Chandraguptha Thenuwara, then 23, was heading to work at the start of the riots when thugs boarded his bus looking for Tamils.
Later that day, as he walked through a city gone mad, he saw people being abducted, buildings set ablaze and Tamil-owned shops being looted at the direction of Buddhist monks.
As he began his career as a radical, anti-war artist, Thenuwara often thought of that scene.
"It was inside of me," he said.
His country has lost its way and forgotten the meaning of its Buddhist roots, he said. Even many Buddhist clerics have become ultra-nationalist, prodding the government to push on with the war and try to crush the rebels, he said.
His exhibit, "The Dhammapada and other works," seeks to remind Sri Lankans of the Buddha's teachings of peace and tolerance, he said.

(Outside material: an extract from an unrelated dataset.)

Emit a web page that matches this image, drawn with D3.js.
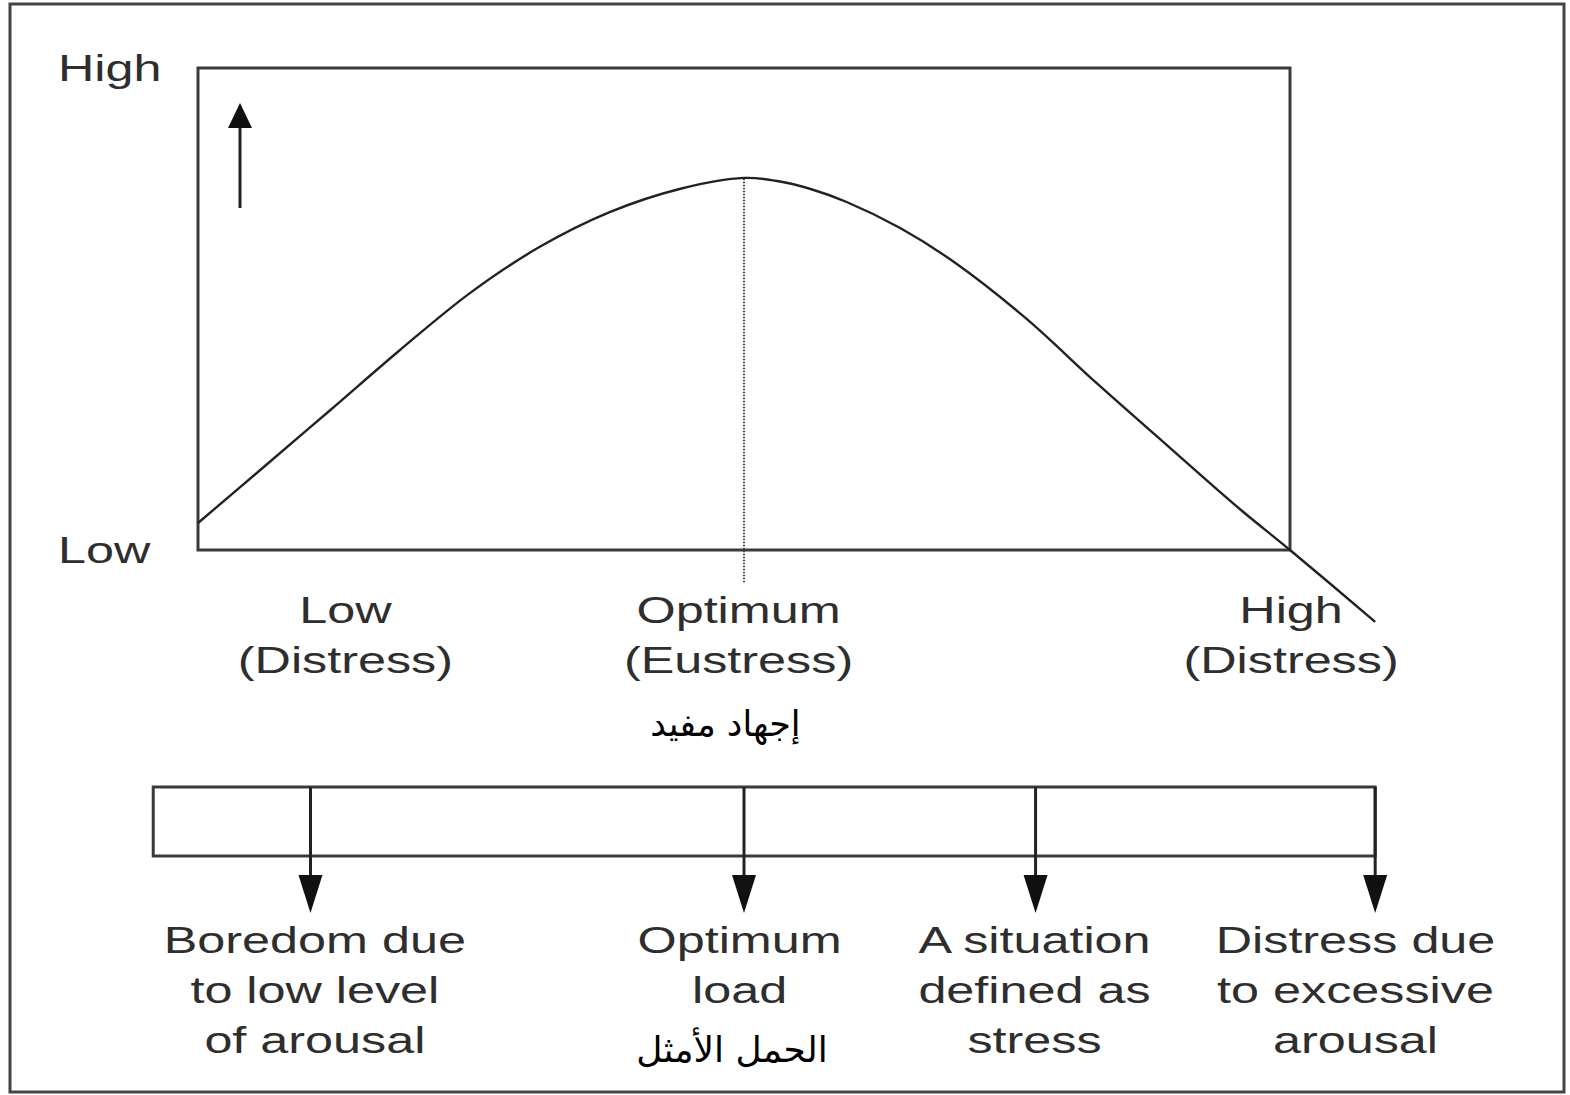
<!DOCTYPE html>
<html>
<head>
<meta charset="utf-8">
<script src="https://cdn.jsdelivr.net/npm/d3@7"></script>
<style>
	html, body { margin: 0; padding: 0; background: #fff; }
	svg { display: block; }
	.lbl { font-family: "Liberation Sans", Arial, sans-serif; fill: #2e2e2e; }
	.ar { font-family: "DejaVu Sans", sans-serif; fill: #000; }
</style>
</head>
<body>
<svg id="chart" width="1570" height="1095"></svg>
<script>
// arousal (x) vs performance (y), 0..100 = box extent
const arousal     = [0, 5.7, 12.1, 18.5, 24.9, 31.3, 37.7, 44.1, 50, 52.9, 56.1, 59.4, 64.3, 69.2, 75.8, 82.3, 88.9, 95.4, 100, 107.8]
const performance = [5.6, 16.6, 29, 41.5, 53.3, 62.9, 70.1, 74.9, 77.2, 76.6, 74.9, 72.2, 66.8, 59.8, 48.1, 34.6, 21.4, 8.5, 0, -14.9]

const optimumX = 50
const yTickValues = [0, 100]
const yTickLabels = ['Low', 'High']

const levelPos = [13.5, 49.5, 100.1]
const levelLabels = [['Low', '(Distress)'], ['Optimum', '(Eustress)'], ['High', '(Distress)']]

const outcomeArrowPos = [10.3, 50, 76.7, 107.8]
const outcomeLabelPos = [10.7, 49.6, 76.6, 106]
const outcomeLabels = [
	['Boredom due', 'to low level', 'of arousal'],
	['Optimum', 'load'],
	['A situation', 'defined as', 'stress'],
	['Distress due', 'to excessive', 'arousal']
]
const outcomeBoxExtent = [-4.1, 107.8]

const arabicEustress = 'إجهاد مفيد'
const arabicEustressPos = 48.3
const arabicLoad = 'الحمل الأمثل'
const arabicLoadPos = 48.9

const STROKE = '#3a3a3a'
const FONT = 37
const STRETCH = 1.36

const svg = d3.select('#chart')

const x = d3.scaleLinear().domain([0, 100]).range([198, 1290])
const y = d3.scaleLinear().domain([0, 100]).range([550, 68])

// outer frame
svg.append('rect')
	.attr('x', 10).attr('y', 4)
	.attr('width', 1554).attr('height', 1088)
	.attr('fill', 'none')
	.attr('stroke', '#444')
	.attr('stroke-width', 3)

// plot box
svg.append('rect')
	.attr('x', x(0)).attr('y', y(100))
	.attr('width', x(100) - x(0)).attr('height', y(0) - y(100))
	.attr('fill', 'none')
	.attr('stroke', STROKE)
	.attr('stroke-width', 3)

const stretched = (g, px, py, txt, size = FONT) => g.append('text')
	.attr('class', 'lbl')
	.attr('transform', `translate(${px},${py}) scale(${STRETCH},1)`)
	.attr('text-anchor', 'middle')
	.style('font-size', size + 'px')
	.text(txt)

// y labels
const yAxis = svg.append('g')
yTickValues.forEach((v, i) => {
	yAxis.append('text')
		.attr('class', 'lbl')
		.attr('transform', `translate(58,${y(v) + 13}) scale(${STRETCH},1)`)
		.style('font-size', FONT + 'px')
		.text(yTickLabels[i])
})

// up arrow
svg.append('line')
	.attr('x1', 240).attr('x2', 240)
	.attr('y1', 208).attr('y2', 122)
	.attr('stroke', '#222').attr('stroke-width', 3)
svg.append('path')
	.attr('d', 'M240,103 L228,128 L252,128 Z')
	.attr('fill', '#111')

// optimum dotted line
svg.append('line')
	.attr('x1', x(optimumX)).attr('x2', x(optimumX))
	.attr('y1', y(77)).attr('y2', y(-7))
	.attr('stroke', '#444')
	.attr('stroke-width', 2)
	.attr('stroke-dasharray', '1.5,1.5')

// the curve
const line = d3.line()
	.x(d => x(d[0]))
	.y(d => y(d[1]))
	.curve(d3.curveCatmullRom)

svg.append('path')
	.datum(arousal.map((a, i) => [a, performance[i]]))
	.attr('d', line)
	.attr('fill', 'none')
	.attr('stroke', '#222')
	.attr('stroke-width', 2.4)

// level labels under the box
const levels = svg.append('g')
levelLabels.forEach((lines, i) => {
	lines.forEach((t, j) => stretched(levels, x(levelPos[i]), 623 + j * 50, t))
})

svg.append('text')
	.attr('class', 'ar')
	.attr('x', x(arabicEustressPos)).attr('y', 736)
	.attr('text-anchor', 'middle')
	.style('font-size', '35px')
	.text(arabicEustress)

// outcome box + arrows
const boxTop = 787, boxBottom = 856, tipY = 913
svg.append('rect')
	.attr('x', x(outcomeBoxExtent[0])).attr('y', boxTop)
	.attr('width', x(outcomeBoxExtent[1]) - x(outcomeBoxExtent[0]))
	.attr('height', boxBottom - boxTop)
	.attr('fill', 'none')
	.attr('stroke', STROKE)
	.attr('stroke-width', 3)

const arrows = svg.append('g')
	.selectAll('g')
	.data(outcomeArrowPos)
	.enter()
	.append('g')
	.attr('transform', d => `translate(${x(d)},0)`)

arrows.append('line')
	.attr('x1', 0).attr('x2', 0)
	.attr('y1', boxTop).attr('y2', tipY - 20)
	.attr('stroke', '#222').attr('stroke-width', 3)

arrows.append('path')
	.attr('d', `M0,${tipY} L-12,${tipY - 38} L12,${tipY - 38} Z`)
	.attr('fill', '#111')

const outcomes = svg.append('g')
outcomeLabels.forEach((lines, i) => {
	lines.forEach((t, j) => stretched(outcomes, x(outcomeLabelPos[i]), 953 + j * 50, t))
})

svg.append('text')
	.attr('class', 'ar')
	.attr('x', x(arabicLoadPos)).attr('y', 1062)
	.attr('text-anchor', 'middle')
	.style('font-size', '36px')
	.text(arabicLoad)
</script>
</body>
</html>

In one yellow painting, flanked by two other yellow-flecked paintings, Thenuwara has written, then partially obscured, the words of the Buddha: "In this world hatred never ceases by hatred; it ceases by love alone. This is an eternal law."
He camouflaged the phrase, because so few seem to be able to follow it, he said. He chose yellow to mirror the yellow security barriers along so many of the nation's roads.
Nearby is another three painting set, this one tinted black for fear and death, with another saying from the Buddha: "All fear punishment; all fear death. Comparing oneself with others, one should neither kill nor cause to kill."
The third set, in green for life, hides the Buddha's saying that "to all, life is dear."
Thenuwara blames the country's leaders for manipulating the public into supporting the war. But he also blames Sri Lankans, for being passive and simply watching as the war rages on.
"Politicians are not listening, people are not listening," he said.
The fighting has since pushed many Tamils out of the northern war zone and back into Colombo, where the burned buildings and other scars of the riots are long gone. Some poor areas of the capital are unofficially divided by ethnic group, though middle class and wealthier neighborhoods are more mixed.
Though the fighting has spanned a generation, both Rajakaruna and Thenuwara said few artists have tackled the subject that has so badly scarred their nation.
Many are afraid of being ostracized by a community dealing with conflicting emotions of anger, pain and guilt, Rajakaruna said.
Last year, she tried to make a documentary about the riots, but with a new flare-up in fighting that continues to escalate, no one would cooperate.
"We don't want to talk about what happened, even now," she said.